As far as we know, Eckhart’s notion may have been inspired by such images, which were made in Germany when Eckhart was alive. Or possibly they were made out of response to his own sermons. But that is for the medievalists to debate. What matters far more is that it be realized in each of us now—instead of merely admiring Mary’s yes, to join in it by saying yes repeatedly to God ourselves. It is a well-known Protestant tactic, whenever Mary comes up, to cite Jesus’s words in Matthew 12:50, addressed to those trying to draw his attention to his family: “Whoever does the will of my Father in heaven is my brother and sister and mother.” But to use that move to avoid a Marian theology is to jump from the frying pan into the fire. For if we read it plainly, the verse asks us to be Marian ourselves. When we surrender to the will of the Father, we too become Jesus’s mother, nurturing—through solitude and silence—the vulnerable presence of God within.

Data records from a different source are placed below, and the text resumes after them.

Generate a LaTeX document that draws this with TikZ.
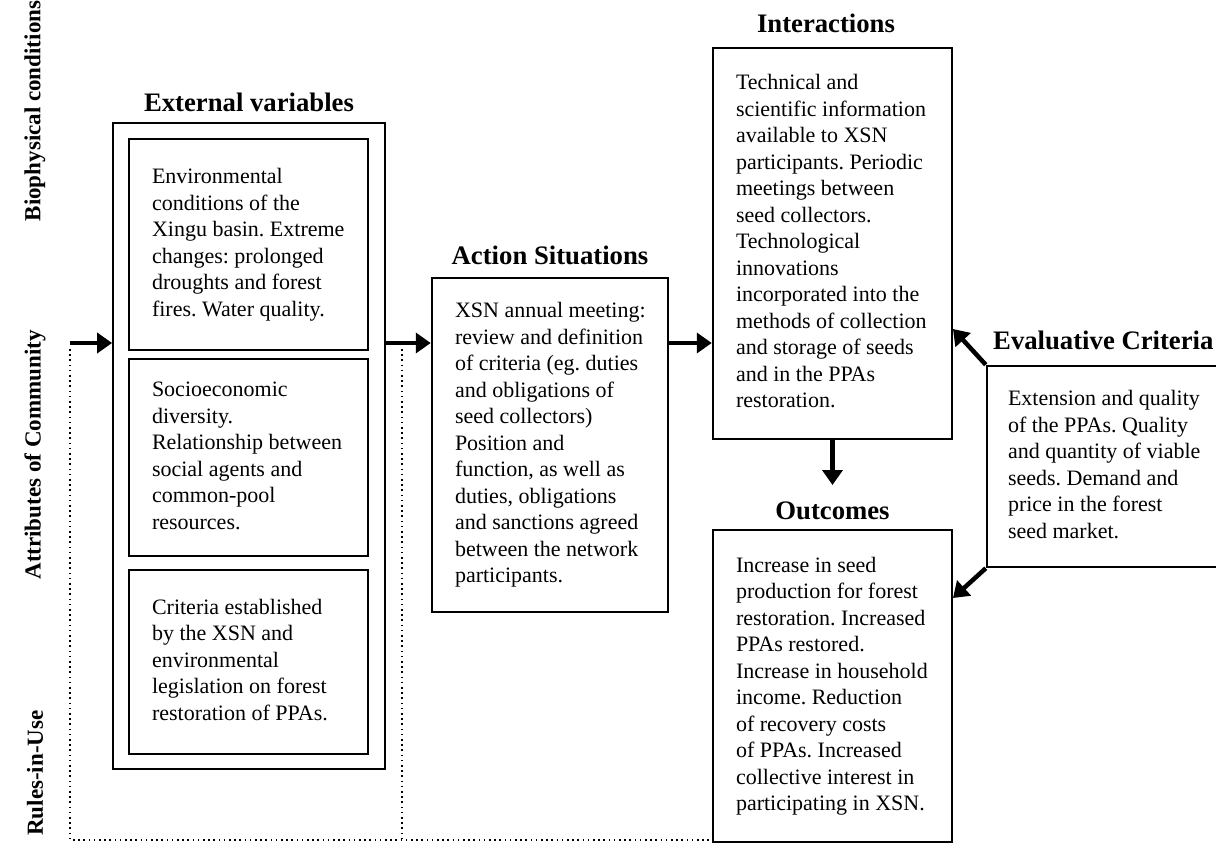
\documentclass[tikz,border=0pt]{standalone}
\usepackage{fontspec}
\setmainfont{Liberation Serif}
\usetikzlibrary{arrows.meta}
\newcommand{\boxlines}[2]{\makebox[#1][l]{\begin{tabular}{@{}l@{}}#2\end{tabular}}}
\begin{document}
\begin{tikzpicture}[x=1pt,y=-1pt,
  body/.style={font=\fontsize{22}{26.5}\selectfont\frenchspacing, align=left, inner xsep=23pt, inner ysep=0pt},
  boxA/.style={body, draw, line width=2.5pt, minimum width=239pt},
  innerbox/.style={boxA, line width=2.8pt},
  titletext/.style={font=\bfseries\fontsize{26.7}{30}\selectfont, inner sep=0pt},
  sidelabel/.style={font=\bfseries\fontsize{23}{28}\selectfont, rotate=90, inner sep=0pt},
  arr/.style={line width=4.5pt, -{Triangle[length=15pt,width=20pt]}},
  dots/.style={line width=1.6pt, dash pattern=on 1.6pt off 3.6pt}
]
\useasboundingbox (0,0) rectangle (1216,843);

% side labels
\node[sidelabel] (lbio) at (35,111) {Biophysical conditions};
\node[sidelabel] (lattr) at (35,455) {Attributes of Community};
\node[sidelabel] (lrules) at (35,773) {Rules-in-Use};

% external variables
\node[draw, line width=1.8pt, minimum width=272pt, minimum height=646pt, inner sep=0pt] (ext) at (249,446) {};
\node[titletext] (text) at (249,102) {External variables};
\node[innerbox, minimum height=211pt] (env) at (248.5,244.5) {\boxlines{193pt}{Environmental\\conditions of the\\Xingu basin. Extreme\\changes: prolonged\\droughts and forest\\fires. Water quality.}};
\node[innerbox, minimum height=197pt] (soc) at (248.5,457.5) {\boxlines{193pt}{Socioeconomic\\diversity.\\Relationship between\\social agents and\\common-pool\\resources.}};
\node[innerbox, minimum height=184pt] (crit) at (248.5,662) {\boxlines{193pt}{Criteria established\\by the XSN and\\environmental\\legislation on forest\\restoration of PPAs.}};

% action situations
\node[titletext] (tact) at (550,255) {Action Situations};
\node[boxA, minimum width=236pt, minimum height=334pt] (act) at (550,445) {\boxlines{190pt}{XSN annual meeting:\\review and definition\\of criteria (eg. duties\\and obligations of\\seed collectors)\\Position and\\function, as well as\\duties, obligations\\and sanctions agreed\\between the network\\participants.}};

% interactions
\node[titletext] (tint) at (826,23) {Interactions};
\node[boxA, minimum height=391pt] (inter) at (832.5,243.5) {\boxlines{193pt}{Technical and\\scientific information\\available to XSN\\participants. Periodic\\meetings between\\seed collectors.\\Technological\\innovations\\incorporated into the\\methods of collection\\and storage of seeds\\and in the PPAs\\restoration.}};

% outcomes
\node[titletext] (tout) at (832.5,511) {Outcomes};
\node[boxA, minimum height=312pt] (outc) at (832.5,686) {\boxlines{193pt}{Increase in seed\\production for forest\\restoration. Increased\\PPAs restored.\\Increase in household\\income. Reduction\\of recovery costs\\of PPAs. Increased\\collective interest in\\participating in XSN.}};

% evaluative criteria
\node[titletext, anchor=west] (teval) at (993,340) {Evaluative Criteria};
\node[boxA, inner xsep=21pt, minimum width=253pt, minimum height=201pt] (eval) at (1113.5,466.5) {\boxlines{211pt}{Extension and quality\\of the PPAs. Quality\\and quantity of viable\\seeds. Demand and\\price in the forest\\seed market.}};

% coordinates
\coordinate (lin) at (70,343);
\coordinate (dotA) at (70,349);
\coordinate (dotB) at (70,840);
\coordinate (dotC) at (713,840);
\coordinate (dotD) at (402,349);
\coordinate (dotE) at (402,840);
\coordinate (otip) at (832.5,485);
\coordinate (etipA) at (953,329);
\coordinate (etipB) at (953,598);

% connectors
\draw[arr] (lin) -- (lin -| ext.west);
\draw[arr] (lin -| ext.east) -- (lin -| act.west);
\draw[arr] (lin -| act.east) -- (lin -| inter.west);
\draw[arr] (inter.south) -- (otip);
\draw[arr] (eval.north west) -- (etipA);
\draw[arr] (eval.south west) -- (etipB);

\draw[dots] (dotA) -- (dotB) -- (dotC);
\draw[dots] (dotD) -- (dotE);
\end{tikzpicture}
\end{document}
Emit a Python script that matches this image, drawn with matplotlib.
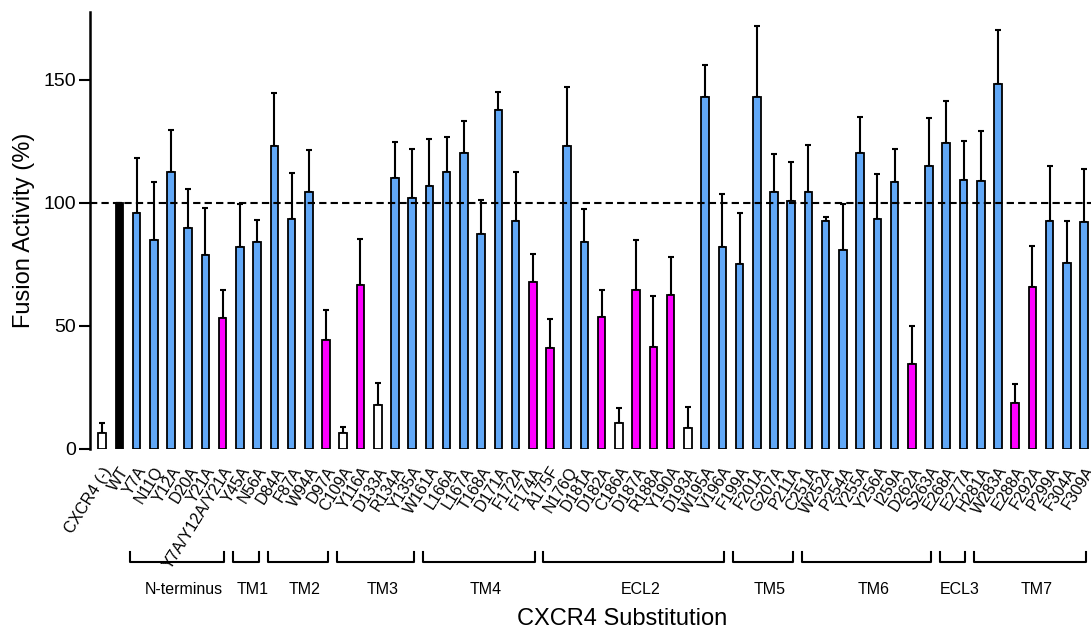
import numpy as np
import matplotlib
matplotlib.use('Agg')
import matplotlib.pyplot as plt

plt.rcParams['font.family'] = ['Liberation Sans', 'DejaVu Sans']

labels = ['CXCR4 (-)', 'WT', 'Y7A', 'N11Q', 'Y12A', 'D20A', 'Y21A', 'Y7A/Y12A/Y21A',
          'Y45A', 'N56A', 'D84A', 'F87A', 'W94A', 'D97A', 'C109A', 'Y116A', 'D133A',
          'R134A', 'Y135A', 'W161A', 'L166A', 'L167A', 'T168A', 'D171A', 'F172A',
          'F174A', 'A175F', 'N176Q', 'D181A', 'D182A', 'C186A', 'D187A', 'R188A',
          'Y190A', 'D193A', 'W195A', 'V196A', 'F199A', 'F201A', 'G207A', 'P211A',
          'C251A', 'W252A', 'P254A', 'Y255A', 'Y256A', 'I259A', 'D262A', 'S263A',
          'E268A', 'E277A', 'H281A', 'W283A', 'E288A', 'F292A', 'P299A', 'F304A', 'F309A']

activity = [6.6, 100, 95.8, 85, 112.6, 89.6, 79, 53.3,
            82, 84, 123, 93.5, 104.5, 44.3, 6.6, 66.5, 17.9,
            110.2, 101.9, 107, 112.5, 120.3, 87.3, 137.8, 92.8,
            68, 41.2, 123.2, 84, 53.8, 10.4, 64.8, 41.5,
            62.7, 8.4, 143.2, 82, 75.2, 143.1, 104.5, 100.8,
            104.5, 92.5, 81, 120.3, 93.6, 108.3, 34.7, 115,
            124.5, 109.2, 108.8, 148.4, 18.6, 66, 92.8, 75.7, 92.4]

err_top = [10.7, 100, 118.4, 108.5, 129.8, 105.8, 98.1, 64.5,
           99.6, 93.1, 144.7, 112.2, 121.4, 56.4, 8.8, 85.4, 27,
           124.9, 121.9, 126, 126.8, 133.3, 101.2, 145, 112.5,
           79.1, 52.7, 147, 97.6, 64.8, 16.5, 84.8, 62.3,
           78.2, 17, 156, 103.5, 96, 171.7, 119.9, 116.5,
           123.7, 94.3, 99.6, 135, 111.8, 122, 50, 134.4,
           141.6, 125.1, 129.3, 170.3, 26.3, 82.6, 115.2, 92.6, 113.7]

# group: n = negative/low (white), w = wild type, r = reduced (magenta), b = normal
group = ['n', 'w', 'b', 'b', 'b', 'b', 'b', 'r',
         'b', 'b', 'b', 'b', 'b', 'r', 'n', 'r', 'n',
         'b', 'b', 'b', 'b', 'b', 'b', 'b', 'b',
         'r', 'r', 'b', 'b', 'r', 'n', 'r', 'r',
         'r', 'n', 'b', 'b', 'b', 'b', 'b', 'b',
         'b', 'b', 'b', 'b', 'b', 'b', 'r', 'b',
         'b', 'b', 'b', 'b', 'r', 'r', 'b', 'b', 'b']

regions = ['N-terminus', 'TM1', 'TM2', 'TM3', 'TM4', 'ECL2', 'TM5', 'TM6', 'ECL3', 'TM7']
region_first = ['Y7A', 'Y45A', 'D84A', 'C109A', 'W161A', 'A175F', 'F199A', 'C251A', 'E268A', 'H281A']
region_last = ['Y7A/Y12A/Y21A', 'N56A', 'D97A', 'Y135A', 'F174A', 'V196A', 'P211A', 'S263A', 'E277A', 'F309A']

colmap = {'n': 'white', 'w': 'black', 'r': '#ff00ff', 'b': '#61a8f7'}
colors = [colmap[g] for g in group]

activity = np.array(activity)
err = np.array(err_top) - activity
x = np.arange(len(labels))

fig = plt.figure(figsize=(10.91, 6.29), dpi=100)
ax = fig.add_axes([0.0825, 0.2862, 0.9175, 0.6948])

ax.bar(x, activity, width=0.44, color=colors, edgecolor='black', linewidth=1.3, zorder=2)
ax.errorbar(x, activity, yerr=[np.zeros_like(err), err], fmt='none', ecolor='black',
            elinewidth=1.5, capsize=2.5, capthick=1.5, zorder=1)
ax.axhline(100, color='black', lw=1.5, ls=(0, (3.5, 2)), zorder=3)

ax.set_xlim(-0.7, 57.4)
ax.set_ylim(0, 177.6)
ax.set_yticks([0, 50, 100, 150])
ax.tick_params(axis='y', labelsize=14, length=8, width=1.5, pad=2)
ax.set_xticks(x)
ax.set_xticklabels(labels, rotation=58, ha='right', rotation_mode='anchor', fontsize=11.5)
ax.tick_params(axis='x', length=0, pad=11)

for s in ['top', 'right', 'bottom']:
    ax.spines[s].set_visible(False)
ax.spines['left'].set_linewidth(1.8)

ax.set_ylabel('Fusion Activity (%)', fontsize=17, labelpad=6)
ax.set_xlabel('CXCR4 Substitution', fontsize=17, va='center')
ax.xaxis.set_label_coords(0.532, -0.389)

# domain brackets under the tick labels
y_hi, y_lo, y_txt = -41.9, -45.9, -57.3
for name, a, b in zip(regions, region_first, region_last):
    x0 = labels.index(a) - 0.38
    x1 = labels.index(b) + 0.1
    ax.plot([x0, x0, x1, x1], [y_hi, y_lo, y_lo, y_hi], color='black', lw=1.5,
            clip_on=False)
    ax.text((x0 + x1) / 2 + 0.4, y_txt, name, ha='center', va='center', fontsize=11.5)

fig.savefig('out.png', dpi=100)
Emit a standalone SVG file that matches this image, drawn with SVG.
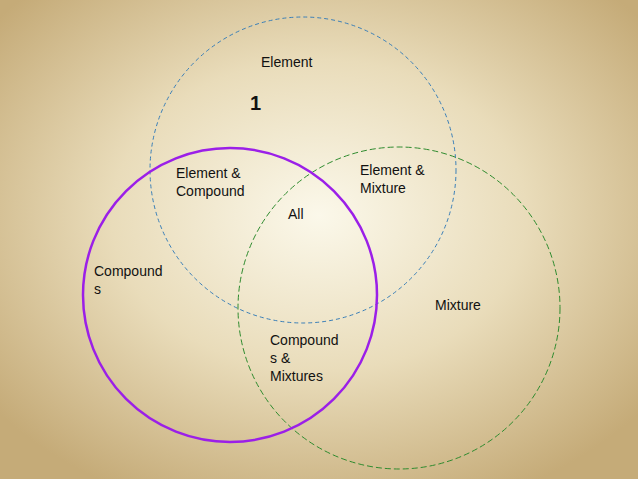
<svg xmlns="http://www.w3.org/2000/svg" width="638" height="479" viewBox="0 0 638 479">
<defs>
<radialGradient id="bg" cx="50%" cy="45%" r="65%">
<stop offset="0" stop-color="#fbf8ea"/>
<stop offset="0.5" stop-color="#e9dcba"/>
<stop offset="1" stop-color="#c5ab78"/>
</radialGradient>
<style>
text{font-family:"Liberation Sans",Arial,sans-serif;font-size:14px;fill:#111}
.c{fill:none}
</style>
</defs>
<rect width="638" height="479" fill="url(#bg)"/>
<g id="connectors"></g>
<g id="element"><circle class="c" cx="303" cy="170" r="153" stroke="#3a7fb8" stroke-width="1" stroke-dasharray="4,3"/></g>
<g id="mixture"><circle class="c" cx="399" cy="308" r="161" stroke="#2e8b2e" stroke-width="1" stroke-dasharray="6,3"/></g>
<g id="compound"><circle class="c" cx="230" cy="295" r="147" stroke="#9b1fe8" stroke-width="2.5"/></g>
<g id="labels">
<text x="261" y="67">Element</text>
<text x="250" y="110" style="font-size:20px;font-weight:bold">1</text>
<text x="176" y="178">Element &amp;</text>
<text x="176" y="196">Compound</text>
<text x="360" y="175">Element &amp;</text>
<text x="360" y="193">Mixture</text>
<text x="288" y="219">All</text>
<text x="94" y="276">Compound</text>
<text x="94" y="294">s</text>
<text x="435" y="310">Mixture</text>
<text x="270" y="345">Compound</text>
<text x="270" y="363">s &amp;</text>
<text x="270" y="381">Mixtures</text>
</g>
</svg>
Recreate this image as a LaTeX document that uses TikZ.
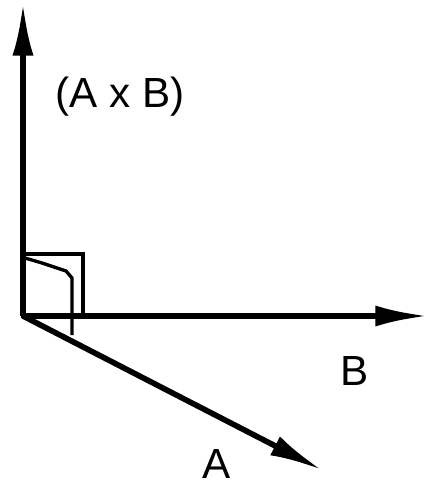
\documentclass[tikz,border=0pt]{standalone}
\usepackage{fontspec}
\setmainfont{Liberation Sans}
\usetikzlibrary{arrows.meta}
\tikzset{
  vec/.style    = {line width=3.2pt, -{Latex[length=30pt, width=12pt]}},
  rtangle/.style = {line width=1.9pt},
  lbl/.style    = {font=\fontsize{24}{27}\selectfont, inner sep=0pt, anchor=base},
}

\begin{document}
\begin{tikzpicture}[x=0.02cm, y=-0.02cm]
\useasboundingbox (0,0) rectangle (428,487);

% origin and vector tips
\coordinate (O)  at (23,316);
\coordinate (AB) at (23,3);
\coordinate (B)  at (428,316);
\coordinate (A)  at (322,470);

% right-angle marks
\draw[rtangle] (23,254) rectangle (83,316);
\draw[rtangle] (25,258) -- (42,263) -- (66,271) -- (72,278) -- (72,335);

% vectors
\draw[vec] (O) -- (AB);
\draw[vec] (O) -- (B);
\draw[vec] (O) -- (A);

% labels
\node[lbl] (lAB) at (120,107) {(A x B)};
\node[lbl] (lB)  at (355,385) {B};
\node[lbl] (lA)  at (217,478) {A};

\end{tikzpicture}
\end{document}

In sum, Eckhart’s ecumenical Marian theology is the opposite of spiritual voyeurism. We might prefer to watch Mary from the stands with two millennia of distance between us, and there is nothing wrong in principle with celebrating the singular mystery of Christ, born of a Virgin. But Eckhart also demands we suit up and take the field ourselves. He summons us from premature Christmas sentimentality into mystical silence, urging us to allow Christ to be born in us, not only in Advent, but throughout the year. “God wants nothing more of you,” Eckhart insists, “than for you to go out of yourself and all individuality and let God be God within.”
But nor should we show off about it. Instead, we close ourselves up, like a Vierge ouvrante statue, and tackle everyday mundanities, snow-shovelling and shopping, vacuuming and loading the dishwasher. All the while, like the glow that radiates from pregnant women, the light in our eyes betrays the secret within.